Exercise directions -> Below is a listing to transcribe in full and exactly; keep the pictures out.

———

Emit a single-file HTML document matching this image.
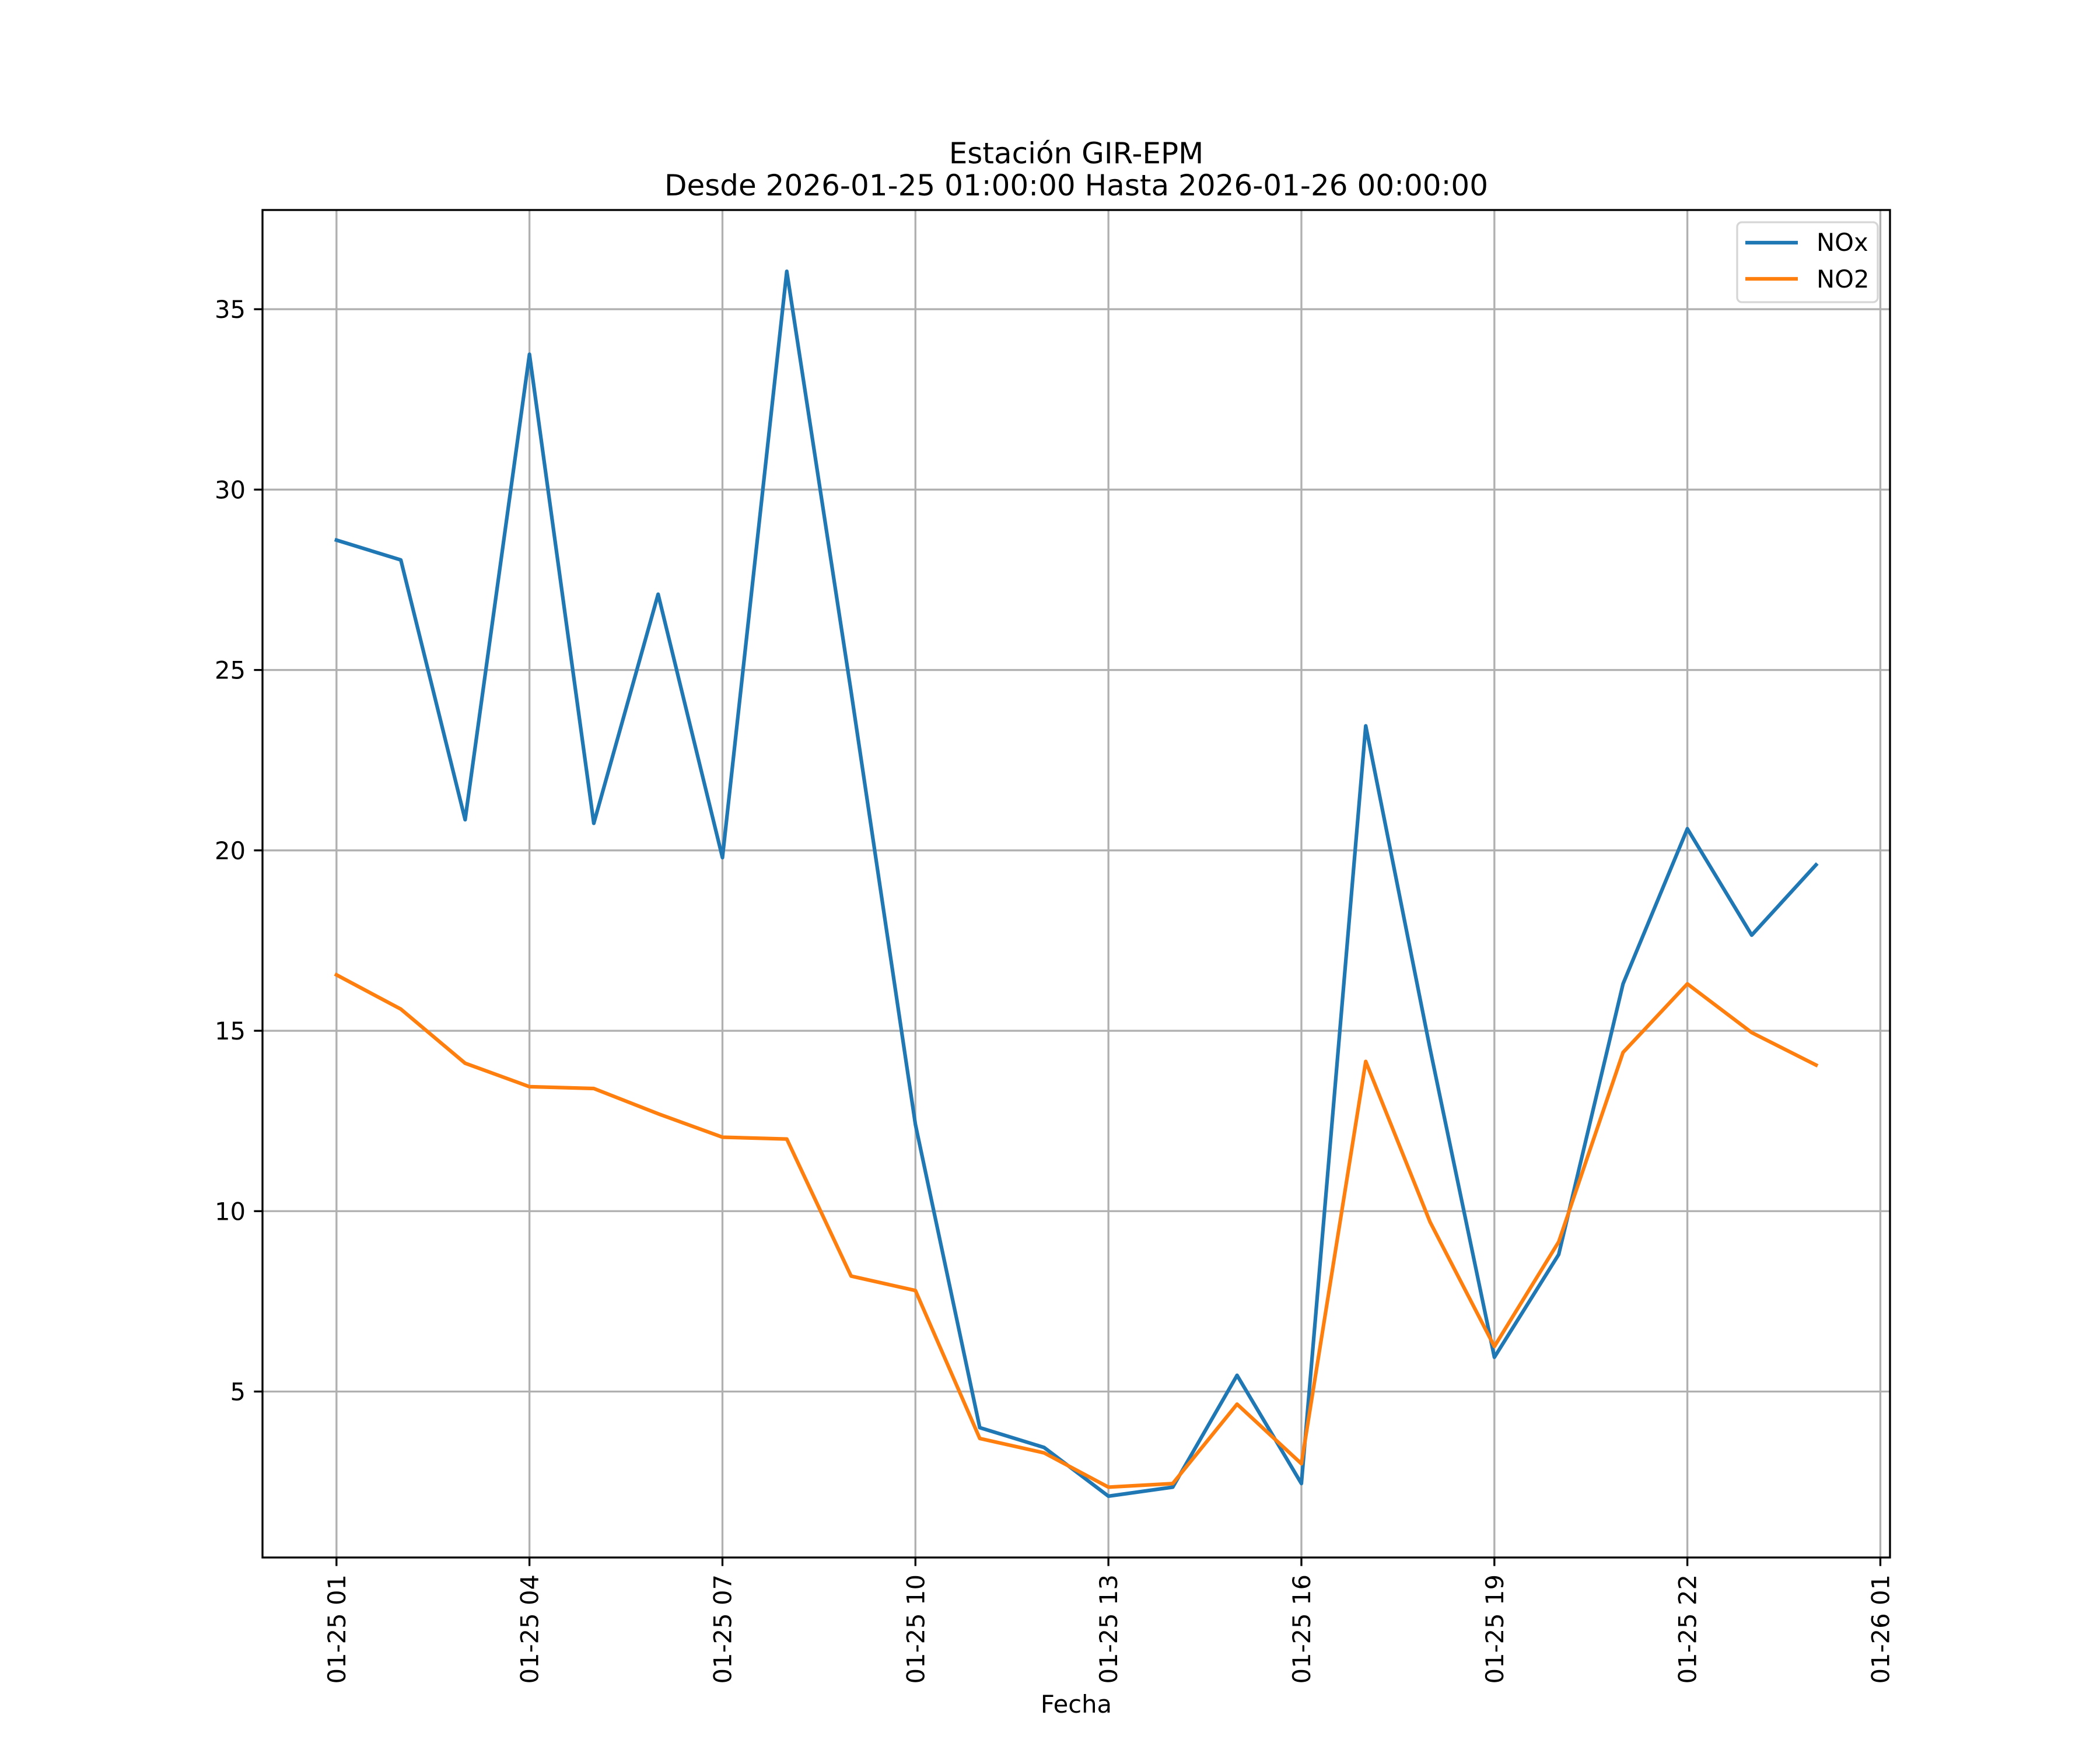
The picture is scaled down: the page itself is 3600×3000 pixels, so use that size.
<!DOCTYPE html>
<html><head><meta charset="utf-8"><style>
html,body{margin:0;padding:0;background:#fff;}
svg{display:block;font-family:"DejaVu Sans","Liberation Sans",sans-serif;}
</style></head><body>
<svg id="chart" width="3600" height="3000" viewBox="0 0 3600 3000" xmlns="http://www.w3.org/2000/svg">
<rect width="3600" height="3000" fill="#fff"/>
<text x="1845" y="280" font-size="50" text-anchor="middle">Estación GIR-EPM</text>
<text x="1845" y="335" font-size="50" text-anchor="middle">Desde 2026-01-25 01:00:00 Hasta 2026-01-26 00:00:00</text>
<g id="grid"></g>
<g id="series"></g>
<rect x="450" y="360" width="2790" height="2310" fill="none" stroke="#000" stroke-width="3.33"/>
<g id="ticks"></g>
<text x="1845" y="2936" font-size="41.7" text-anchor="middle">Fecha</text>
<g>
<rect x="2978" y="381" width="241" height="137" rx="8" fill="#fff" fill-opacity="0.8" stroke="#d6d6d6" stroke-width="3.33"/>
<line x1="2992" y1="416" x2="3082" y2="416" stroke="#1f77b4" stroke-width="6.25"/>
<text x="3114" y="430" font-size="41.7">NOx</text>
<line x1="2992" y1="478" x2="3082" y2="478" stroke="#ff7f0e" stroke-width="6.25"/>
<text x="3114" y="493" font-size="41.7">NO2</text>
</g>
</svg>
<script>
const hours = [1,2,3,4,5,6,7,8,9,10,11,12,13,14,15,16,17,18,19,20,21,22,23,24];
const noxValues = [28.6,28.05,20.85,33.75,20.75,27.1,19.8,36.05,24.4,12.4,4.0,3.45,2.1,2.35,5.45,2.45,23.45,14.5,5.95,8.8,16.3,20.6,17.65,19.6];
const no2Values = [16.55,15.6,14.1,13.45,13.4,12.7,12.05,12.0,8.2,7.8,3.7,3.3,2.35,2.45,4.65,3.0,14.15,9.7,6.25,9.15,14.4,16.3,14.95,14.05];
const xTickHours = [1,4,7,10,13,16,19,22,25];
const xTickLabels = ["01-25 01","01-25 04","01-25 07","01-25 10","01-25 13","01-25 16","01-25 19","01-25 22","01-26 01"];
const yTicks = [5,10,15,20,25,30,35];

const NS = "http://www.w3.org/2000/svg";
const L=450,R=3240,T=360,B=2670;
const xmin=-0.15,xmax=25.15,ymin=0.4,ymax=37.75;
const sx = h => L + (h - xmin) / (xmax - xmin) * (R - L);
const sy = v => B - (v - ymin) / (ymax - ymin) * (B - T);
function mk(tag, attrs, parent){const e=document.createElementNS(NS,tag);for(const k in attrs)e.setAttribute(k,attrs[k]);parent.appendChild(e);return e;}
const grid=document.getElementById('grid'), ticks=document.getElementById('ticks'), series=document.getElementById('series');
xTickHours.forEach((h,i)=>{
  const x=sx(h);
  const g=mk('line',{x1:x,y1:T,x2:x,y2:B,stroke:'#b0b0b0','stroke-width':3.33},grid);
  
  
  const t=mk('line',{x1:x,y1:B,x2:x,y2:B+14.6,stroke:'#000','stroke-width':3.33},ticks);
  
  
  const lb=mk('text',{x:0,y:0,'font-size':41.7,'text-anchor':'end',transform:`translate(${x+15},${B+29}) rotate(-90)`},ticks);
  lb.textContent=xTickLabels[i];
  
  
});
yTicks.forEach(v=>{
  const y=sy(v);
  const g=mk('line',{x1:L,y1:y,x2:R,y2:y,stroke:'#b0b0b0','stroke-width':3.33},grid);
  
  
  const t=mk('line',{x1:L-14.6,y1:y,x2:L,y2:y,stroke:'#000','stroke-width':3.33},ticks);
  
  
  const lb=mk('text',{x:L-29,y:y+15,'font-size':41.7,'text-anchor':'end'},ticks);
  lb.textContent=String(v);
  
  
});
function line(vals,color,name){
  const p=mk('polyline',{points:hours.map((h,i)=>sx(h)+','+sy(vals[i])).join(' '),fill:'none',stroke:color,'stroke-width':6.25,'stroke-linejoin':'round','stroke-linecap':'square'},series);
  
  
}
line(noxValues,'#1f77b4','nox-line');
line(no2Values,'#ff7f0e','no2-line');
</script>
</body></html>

———

Answer to the exercise ->
Emit a single-file HTML document matching this image.
The picture is scaled down: the page itself is 3600×3000 pixels, so use that size.
<!DOCTYPE html>
<html><head><meta charset="utf-8"><style>
html,body{margin:0;padding:0;background:#fff;}
svg{display:block;font-family:"DejaVu Sans","Liberation Sans",sans-serif;}
</style></head><body>
<svg id="chart" width="3600" height="3000" viewBox="0 0 3600 3000" xmlns="http://www.w3.org/2000/svg">
<rect width="3600" height="3000" fill="#fff"/>
<text x="1845" y="280" font-size="50" text-anchor="middle">Estación GIR-EPM</text>
<text x="1845" y="335" font-size="50" text-anchor="middle">Desde 2026-01-25 01:00:00 Hasta 2026-01-26 00:00:00</text>
<g id="grid"></g>
<g id="series"></g>
<rect x="450" y="360" width="2790" height="2310" fill="none" stroke="#000" stroke-width="3.33"/>
<g id="ticks"></g>
<text x="1845" y="2936" font-size="41.7" text-anchor="middle">Fecha</text>
<g>
<rect x="2978" y="381" width="241" height="137" rx="8" fill="#fff" fill-opacity="0.8" stroke="#d6d6d6" stroke-width="3.33"/>
<line x1="2992" y1="416" x2="3082" y2="416" stroke="#1f77b4" stroke-width="6.25"/>
<text x="3114" y="430" font-size="41.7">NOx</text>
<line x1="2992" y1="478" x2="3082" y2="478" stroke="#ff7f0e" stroke-width="6.25"/>
<text x="3114" y="493" font-size="41.7">NO2</text>
</g>
</svg>
<script>
const hours = [1,2,3,4,5,6,7,8,9,10,11,12,13,14,15,16,17,18,19,20,21,22,23,24];
const noxValues = [28.6,28.05,20.85,33.75,20.75,27.1,19.8,36.05,24.4,12.4,4.0,3.45,2.1,2.35,5.45,2.45,23.45,14.5,5.95,8.8,16.3,20.6,17.65,19.6];
const no2Values = [16.55,15.6,14.1,13.45,13.4,12.7,12.05,12.0,8.2,7.8,3.7,3.3,2.35,2.45,4.65,3.0,14.15,9.7,6.25,9.15,14.4,16.3,14.95,14.05];
const xTickHours = [1,4,7,10,13,16,19,22,25];
const xTickLabels = ["01-25 01","01-25 04","01-25 07","01-25 10","01-25 13","01-25 16","01-25 19","01-25 22","01-26 01"];
const yTicks = [5,10,15,20,25,30,35];

const NS = "http://www.w3.org/2000/svg";
const L=450,R=3240,T=360,B=2670;
const xmin=-0.15,xmax=25.15,ymin=0.4,ymax=37.75;
const sx = h => L + (h - xmin) / (xmax - xmin) * (R - L);
const sy = v => B - (v - ymin) / (ymax - ymin) * (B - T);
function mk(tag, attrs, parent){const e=document.createElementNS(NS,tag);for(const k in attrs)e.setAttribute(k,attrs[k]);parent.appendChild(e);return e;}
const grid=document.getElementById('grid'), ticks=document.getElementById('ticks'), series=document.getElementById('series');
xTickHours.forEach((h,i)=>{
  const x=sx(h);
  const g=mk('line',{x1:x,y1:T,x2:x,y2:B,stroke:'#b0b0b0','stroke-width':3.33},grid);
  
  
  const t=mk('line',{x1:x,y1:B,x2:x,y2:B+14.6,stroke:'#000','stroke-width':3.33},ticks);
  
  
  const lb=mk('text',{x:0,y:0,'font-size':41.7,'text-anchor':'end',transform:`translate(${x+15},${B+29}) rotate(-90)`},ticks);
  lb.textContent=xTickLabels[i];
  
  
});
yTicks.forEach(v=>{
  const y=sy(v);
  const g=mk('line',{x1:L,y1:y,x2:R,y2:y,stroke:'#b0b0b0','stroke-width':3.33},grid);
  
  
  const t=mk('line',{x1:L-14.6,y1:y,x2:L,y2:y,stroke:'#000','stroke-width':3.33},ticks);
  
  
  const lb=mk('text',{x:L-29,y:y+15,'font-size':41.7,'text-anchor':'end'},ticks);
  lb.textContent=String(v);
  
  
});
function line(vals,color,name){
  const p=mk('polyline',{points:hours.map((h,i)=>sx(h)+','+sy(vals[i])).join(' '),fill:'none',stroke:color,'stroke-width':6.25,'stroke-linejoin':'round','stroke-linecap':'square'},series);
  
  
}
line(noxValues,'#1f77b4','nox-line');
line(no2Values,'#ff7f0e','no2-line');
</script>
</body></html>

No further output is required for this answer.